Of course, you will improve over the course of a training cycle, usually about 2-6% depending on a variety of factors. However, you can’t quite predict how exactly training will go over 16-20 weeks (because a lot can happen in that time!). The best approach is to begin training from where your fitness currently is and see how you improve over the weeks of training before setting a marathon goal time.
How and When Should You Set Your Marathon Goal Time?
Just because you don’t set time goals early on in marathon training doesn’t mean you should avoid marathon effort workouts during those early weeks of training.
Your aerobic threshold is roughly your marathon pace, so you want to train at your aerobic threshold in order to train your specific endurance fitness for the marathon. Additionally, doing marathon effort/aerobic threshold runs will give you a strong idea of what pace correlates with your aerobic threshold. From these workouts, you will know what pace you can realistically set as a marathon goal time when your race approaches.

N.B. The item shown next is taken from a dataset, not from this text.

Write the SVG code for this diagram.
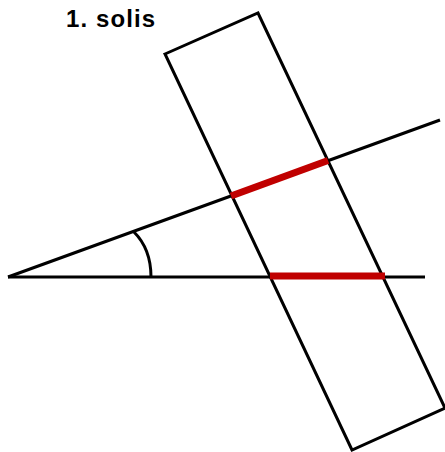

Marathon pace won’t feel super easy in training – nor should it – but it also should not feel hard. In terms of perceived effort, your aerobic threshold should feel like a moderate effort – only a slight aerobic strain (about a 4 out of 10 RPE).
If you’re running by perceived effort, your breathing will be slightly elevated but not labored. Aim for a breathing rhythm of about 3 counts on the inhale and 2-3 counts exhale.
As of now, just half of a month (a fraction of a training cycle) into marathon training, I don’t have a time goal in mind. Maybe on race day I’ll run a 3:28, maybe I’ll run a 3:48. My focus for now instead is to train hard, give my best effort each day, and enjoy the journey that is marathon training.
How do you set your goals for races?
Have you ever missed a big time goal? How did you react?